The truth is, however, that we who serve the one true Lord have already made decisions pertaining to loss, gain, and real security. The epistle lesson from this week's lectionary speaks to us loud and clear:

"...whatever were gains to me I now consider loss for the sake of Christ. What is more, I consider everything a loss because of the surpassing worth of knowing Christ Jesus my Lord, for whose sake I have lost all things. I consider them garbage, that I may gain Christ and be found in him, not having a righteousness of my own that comes from the law, but that which is through faith in Christ - the righteousness that comes from God on the basis of faith. I want to know Christ - yes, to know the power of his resurrection and participation in his sufferings, becoming like him in his death, and so, somehow, attaining to the resurrection from the dead." - Philippians 3:7-11 (TNIV)

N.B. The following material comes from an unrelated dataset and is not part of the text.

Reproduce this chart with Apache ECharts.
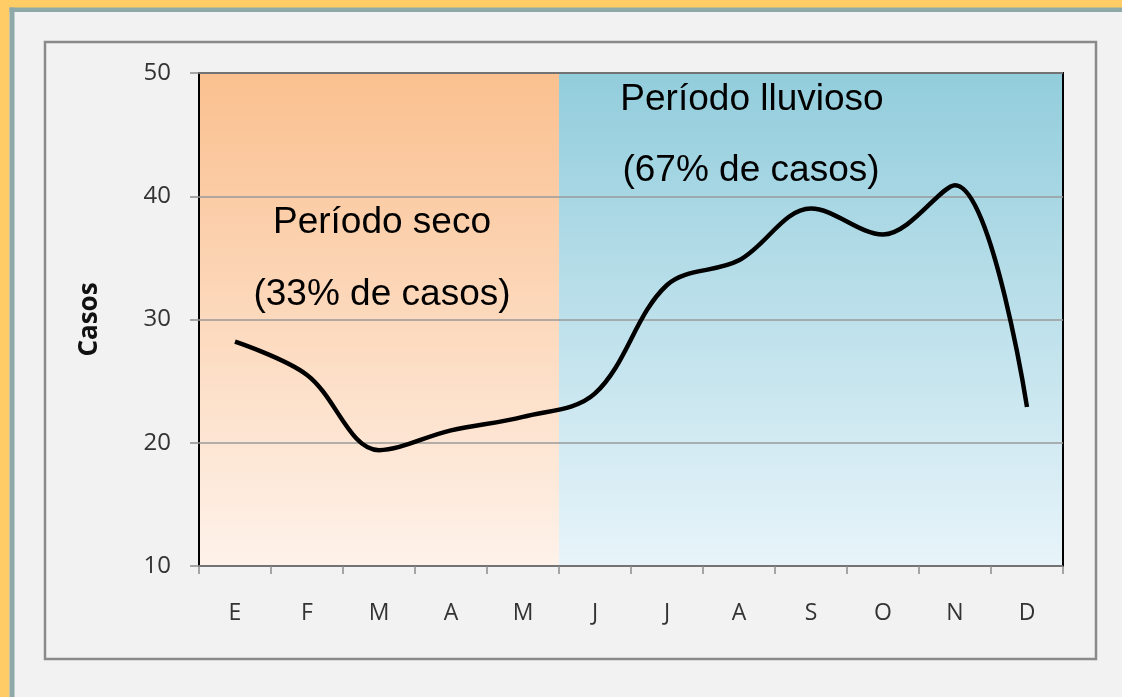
<!DOCTYPE html>
<html>
<head>
<meta charset="utf-8">
<script src="https://cdn.jsdelivr.net/npm/echarts@6/dist/echarts.min.js"></script>
<style>
  html, body { margin: 0; padding: 0; background: #f2f2f2; }
  #chart { width: 1122px; height: 697px; }
</style>
</head>
<body>
<div id="chart"></div>
<script>
// meses y casos
const meses = ["E", "F", "M", "A", "M", "J", "J", "A", "S", "O", "N", "D"];
const casos = [28.2, 25.5, 19.4, 21.0, 22.1, 24.0, 32.8, 34.8, 39.0, 36.9, 40.9, 22.9];
const yTicks = [10, 20, 30, 40, 50];
// periodos (indices de meses, inicio y fin de banda)
const periodoSeco = [0, 5];
const periodoLluvioso = [5, 12];
const textoSeco = ["Período seco", "(33% de casos)"];
const textoLluvioso = ["Período lluvioso", "(67% de casos)"];

const myChart = echarts.init(document.getElementById("chart"));

const txt = (t, x, y) => ({
  type: "text",
  x: x,
  y: y,
  z: 20,
  style: {
    text: t,
    fill: "#000",
    font: "37px 'Liberation Sans', Arial, sans-serif",
    align: "center",
    verticalAlign: "middle"
  }
});

const option = {
  backgroundColor: "#f2f2f2",
  animation: false,
  grid: {
    left: 199,
    top: 73,
    right: 59,
    bottom: 131,
    z: 6,
    show: true,
    borderColor: "#000",
    borderWidth: 2,
    backgroundColor: "transparent"
  },
  xAxis: [
    {
      type: "category",
      data: meses,
      boundaryGap: true,
      z: 6,
      axisLine: { show: false },
      axisTick: {
        show: true,
        length: 8,
        lineStyle: { color: "#8c8c8c", width: 1.5 }
      },
      axisLabel: {
        margin: 36,
        color: "#333",
        fontSize: 23,
        fontFamily: "'Open Sans', sans-serif"
      }
    },
    {
      // eje auxiliar para las bandas de fondo
      type: "value",
      min: 0,
      max: 12,
      show: false
    }
  ],
  yAxis: {
    type: "value",
    min: yTicks[0],
    max: yTicks[yTicks.length - 1],
    interval: 10,
    z: 6,
    name: "Casos",
    nameLocation: "middle",
    nameGap: 96,
    nameRotate: 90,
    nameTextStyle: {
      color: "#111",
      fontSize: 26,
      fontWeight: "bold",
      fontFamily: "'Open Sans', sans-serif"
    },
    axisLine: { show: false },
    axisTick: {
      show: true,
      length: 9,
      lineStyle: { color: "#8c8c8c", width: 1.5 }
    },
    axisLabel: {
      margin: 28,
      color: "#333",
      fontSize: 24,
      fontFamily: "'Open Sans', sans-serif"
    },
    splitLine: {
      lineStyle: { color: "#9a9a9a", width: 1.5 }
    }
  },
  series: [
    {
      name: "bandas",
      type: "line",
      xAxisIndex: 1,
      data: [],
      z: 1,
      silent: true,
      markArea: {
        silent: true,
        data: [
          [
            {
              xAxis: periodoSeco[0],
              itemStyle: {
                color: new echarts.graphic.LinearGradient(0, 0, 0, 1, [
                  { offset: 0, color: "#fac08f" },
                  { offset: 1, color: "#fef2ea" }
                ])
              }
            },
            { xAxis: periodoSeco[1] }
          ],
          [
            {
              xAxis: periodoLluvioso[0],
              itemStyle: {
                color: new echarts.graphic.LinearGradient(0, 0, 0, 1, [
                  { offset: 0, color: "#92cddc" },
                  { offset: 1, color: "#e8f4fa" }
                ])
              }
            },
            { xAxis: periodoLluvioso[1] }
          ]
        ]
      }
    },
    {
      name: "Casos",
      type: "line",
      data: casos,
      smooth: 0.35,
      showSymbol: false,
      lineStyle: { color: "#000", width: 4.5 },
      z: 10
    }
  ],
  graphic: [
    { type: "rect", shape: { x: 0, y: 0, width: 1122, height: 8 }, style: { fill: "#ffcc66" } },
    { type: "rect", shape: { x: 0, y: 0, width: 9.5, height: 697 }, style: { fill: "#ffcc66" } },
    { type: "rect", shape: { x: 9.5, y: 7.5, width: 1113, height: 4.5 }, style: { fill: "#8fa9a9" } },
    { type: "rect", shape: { x: 9.5, y: 7.5, width: 5, height: 690 }, style: { fill: "#8fa9a9" } },
    {
      type: "rect",
      shape: { x: 45, y: 42, width: 1051, height: 617 },
      style: { fill: "none", stroke: "#8a8a8a", lineWidth: 2.5 }
    },
    txt(textoSeco[0], 382, 223),
    txt(textoSeco[1], 382, 295),
    txt(textoLluvioso[0], 752, 100),
    txt(textoLluvioso[1], 751, 171)
  ]
};

myChart.setOption(option);
</script>
</body>
</html>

This is not to suggest that we do not need to be in earnest prayer for our world and for all those who will be affected by the financial events of these trying days, particularly the poor; quite the opposite. What it should suggest is that those who number themselves among Jesus' disciples should not be so preoccupied with the doings of Wall Street or Congress that we forget that we have already surrendered everything to our Lord, and that our peace and security will never be found in mammon. Ever. Perhaps God is calling us to a new kind of faithfulness we have never considered, and would prefer to avoid. Perhaps this is an opportunity to refocus, reaffirm, and recommit.

I'm sure of this: if the Church had the same sense of urgency for making disciples that the media and politicians have for "fixing" the economy, we would have a very different Church and live in a very different world.